The best and worst part of growing up in a small town is running into people you know.
Those who have stayed connected via social media over the years can see past my changed outward appearance and others squint, trying to figure out why I seem familiar. I am normally filled with anxious anticipation of these run-ins, but yesterday I walked through the streets of Carbondale amid the Covid season, my first time back home in more than three years. As I strolled past colorful pride flags along the sidewalk I felt peace. I knew I still belonged to this beautiful town, nestled in the protective shadow of Sopris, in spite of how I have changed.
My love affair with Carbondale started 30 years ago, when I was brought home from the hospital. I can’t imagine a more picturesque childhood. I have fond memories of riding my bike to get around town, relishing weekend breakfasts at the Smithy, dressed in a ‘70s marching band uniform in the Potato Days Parade, listening to live music while noshing on a juicy turkey leg at Mountain Fair and so much more.
This beautiful little town has always been filled with good people who watched out for one another. I knew to stay out of trouble (or at least not get caught) because someone was sure to report back to my parents. This healthy balance of fear and accountability helped me to become a person of integrity.
I was labeled female at birth and accepted as a “tomboy” without backlash. I thrived on sports and outdoor adventures. It never felt right when people tried to push me into traditionally female activities, dress, or mannerisms, but I also didn’t realize why it didn’t fit for me.
I was raised in a gender binary world, determined by biological sex and didn’t know any different or have the words to explain what I was going through. Maybe I did, but there was an unconscious stigma or fear if I said it out loud.
My adventurous spirit drove me to explore more of the world. Carbondale was such a wonderful place and I wanted to find other places like that. I followed my education and heart to Oregon for college and starting over in a new place allowed me a fresh start to discover myself without the social pressure of who I was raised to be.
Greatly inspired by my teachers at Carbondale Elementary, Crystal River Elementary, Carbondale Middle School and Roaring Fork High School, I decided to pursue a career in education. College introduced me to a wider variety of people and ideas than I had experienced before.
While I had a couple of high school boyfriends, wore a dress when I was crowned prom queen and tried the heteronormative relationships that were expected of me, I found that I didn’t have to continue that pattern in my new home. I came out as a lesbian to my family and friends towards the end of my freshman year. Coming home that summer, I was met with love and acceptance throughout my family and community, with few exceptions. While I personally was greeted positively, the traditional gender and sexuality binary norms of the community had not seemed to change much.
College years passed quickly with lacrosse, classes, internships and social functions. My trips back home became less frequent and I continued to explore my identity.
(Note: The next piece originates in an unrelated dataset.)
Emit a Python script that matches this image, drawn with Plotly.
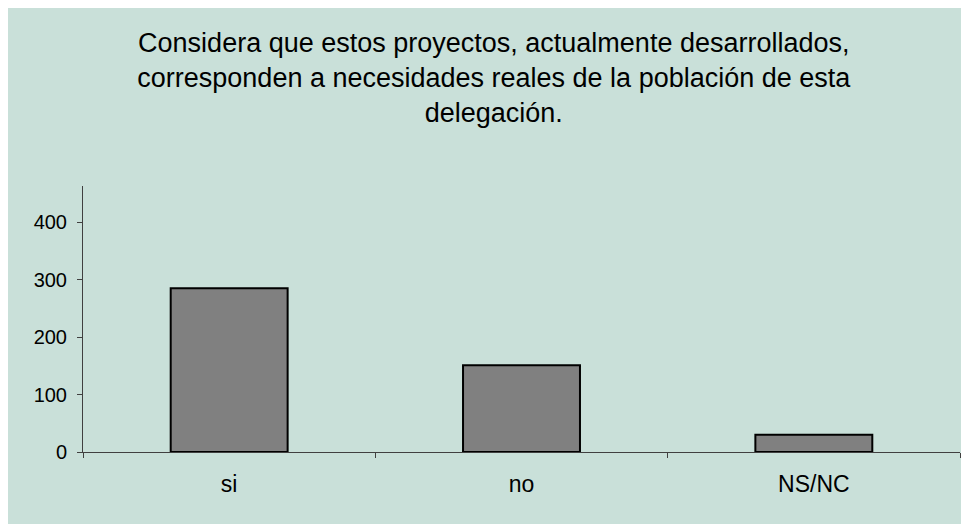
import plotly.graph_objects as go

# Datos de la encuesta
categorias = ["si", "no", "NS/NC"]
respuestas = [285, 151, 30]
ticks_y = [0, 100, 200, 300, 400]

titulo = ("Considera que estos proyectos, actualmente desarrollados,<br>"
          "corresponden a necesidades reales de la población de esta<br>"
          "delegación.")

fig = go.Figure()

fig.add_trace(go.Bar(
    x=categorias,
    y=respuestas,
    width=0.4,
    marker=dict(color="#808080", line=dict(color="black", width=2)),
    hoverinfo="x+y",
))

fig.update_layout(
    width=962,
    height=516,
    margin=dict(l=75, r=10, t=178, b=72),
    paper_bgcolor="#C9E0D9",
    plot_bgcolor="#C9E0D9",
    font=dict(family="Liberation Sans, Arial", color="black"),
    title=dict(
        text=titulo,
        x=0.505,
        xref="container",
        xanchor="center",
        y=1 - 44 / 516,
        yref="container",
        yanchor="top",
        font=dict(size=27, color="black"),
    ),
    showlegend=False,
    bargap=0.6,
)

fig.update_xaxes(
    type="category",
    showline=True,
    linecolor="#404040",
    linewidth=1,
    ticks="outside",
    tickson="boundaries",
    ticklen=5,
    tickcolor="#404040",
    tickfont=dict(size=23),
    ticklabelstandoff=11,
    showgrid=False,
    zeroline=False,
)

fig.update_yaxes(
    range=[0, 463],
    tickvals=ticks_y,
    showline=True,
    linecolor="#404040",
    linewidth=1,
    ticks="outside",
    ticklen=5,
    tickcolor="#404040",
    tickfont=dict(size=20),
    ticklabelstandoff=6,
    showgrid=False,
    zeroline=False,
)

fig.write_html("out.html")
My style became more masculine and my haircuts were short and androgynous. This was acceptable in the lesbian community, but something still didn’t feel quite right.
I was a teacher by then, and every time I heard Ms. or Ma’am I cringed. It wasn’t until May of 2017 that I figured out the missing piece. I was filled with worry and self-doubt when I picked up the phone to call home and reveal my true self. I am a man.
My middle school students call me Mr. Jewkes. I stand tall in front of my classroom teaching social studies and Spanish. I advocate for the queer community and the right for everyone to live as their authentic selves without fear.
Although I knew my family would continue to be there for me, I also prepared to face the onslaught of unfriending on social media and general rejection from my communities, both in Oregon and back home. I learned quickly what it means to be unconditionally loved and accepted and while I lost a few people, I gained so much more in my strength and confidence.
There has always been a part of me that feels guilty for all that I have put my family through. I know they have fielded well-intentioned questions and angry ignorance and hate on my behalf.
As the world is constantly shifting and changing, it is so important that the dialogue continues. We must foster this sense of community that lifts one another up, for everyone. Even in small towns, people can feel alone, afraid and rejected for who they are. Carbondale can lead the way. Continue big and little demonstrations of learning together and acceptance for all. This has been a slow shift, but being home this time is different. I have changed for the better, and Carbondale is changing too.
I am proud to be me and I am proud to call Carbondale home.